L’avocat conteste la décision de la Ville, actée par un courrier du 15 février dernier, de mettre fin à l’hébergement de la locataire. En parallèle, il a lancé la même procédure contre la propriétaire de celle-ci. “La Ville y estime que la bailleresse de Fatima Dari est libérée de ses obligations de prise en charge, plaide Pierre Le Beller, devant la juge du tribunal administratif. Elle lui donne 90 jours à titre exceptionnel. Cela veut dire que le 15 mai, ma cliente devra avoir quitté son hôtel”.

L’avocat décrit une personne “en choc post-traumatique“, qui a tout perdu lors de l’incendie. Elle se relève à peine d’une greffe de peau, subie en février dernier. “Ma cliente vit avec des ressources très faibles, 900 euros de retraite, explique l’avocat. Elle a fait des démarches pour trouver un nouveau logement, mais ça ne passe pas en raison de son âge“. Il conteste donc l’éviction prochaine de sa cliente à “une période où les bailleurs préparent la saison estivale et les JO“.

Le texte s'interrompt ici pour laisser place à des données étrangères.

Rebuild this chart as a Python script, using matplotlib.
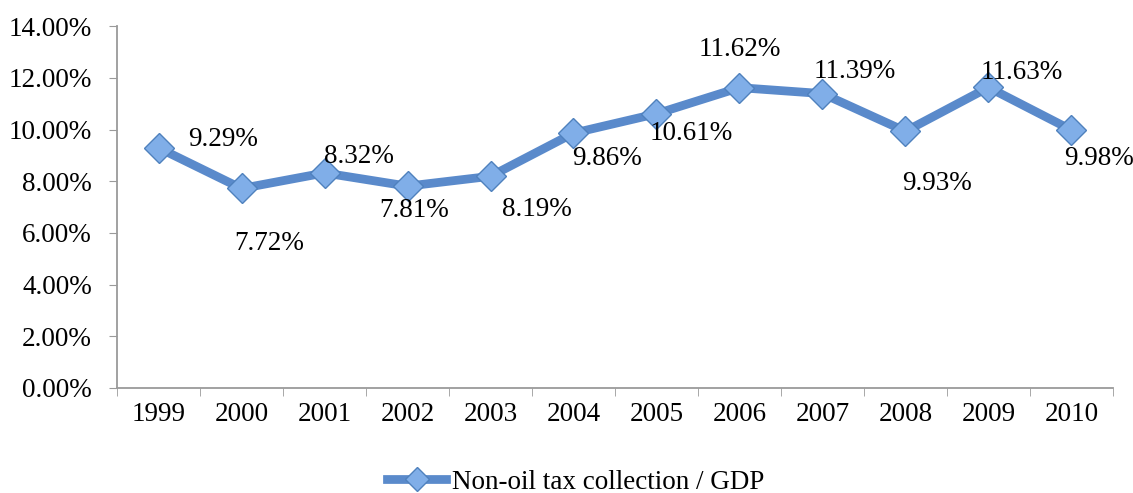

Elle se déplace aujourd’hui en fauteuil roulant ou avec un déambulateur, souligne encore l’avocat. Elle a besoin d’une protection particulière ou au moins d’une oreille attentive“. Pour lui, elle ne les a pas eues de la part de la Ville ou de sa propriétaire. Cette dernière estime avoir été dégagée de ses obligations “dès le 9 janvier“, après 17 refus d’appartements dont la liste a été soumise à Fatima Dari par le responsable de la gestion locative de l’immeuble. “5, 10, 20, 30… On s’y perd. Mais ces biens étaient-ils adaptés aux besoins ?“, reprend Pierre Le Beller. Pour lui, sa cliente aurait au moins accepté l’un des trois appartements visités par sa fille. “Mais on nous répond sur rien“, argue l’avocat.

12 refus de propositions

En face, comme c’est souvent le cas en référé, la Ville a commis une fonctionnaire du service juridique. Elle n’est donc pas là pour plaider et tâche de s’en tenir aux faits. “La Ville de Marseille a tenu compte de la situation de madame Dari. Elle n’est pas seule. Elle est accompagnée par sa fille et sa petite-fille. Elle est aussi suivie par l’Adrim, l’association que la Ville a mandatée pour l’accompagner dans ses démarches. Nous avons tout à fait conscience que la vie dans un appart’hôtel n’est pas adaptée”.

En revanche, pour la fonctionnaire, il y a un doute sur la volonté de la locataire de retrouver un hébergement durable. “Elle a répondu que l’appartement de la rue Molière était inacceptable. Or, il semble tout sauf inacceptable“, formule-t-elle. Selon la Ville, 12 appartements ont donc été refusés sans justification alors qu’ils étaient adaptés à sa situation. La loi prévoit que le bailleur peut s’estimer libéré de ses obligations après trois refus. “Seuls trois ont été visités, alors que la locataire bénéficiait d’un accompagnement très important. La Ville de Marseille a pris sa décision en tenant en compte de ces éléments“. Le tribunal devrait se prononcer d’ici une semaine.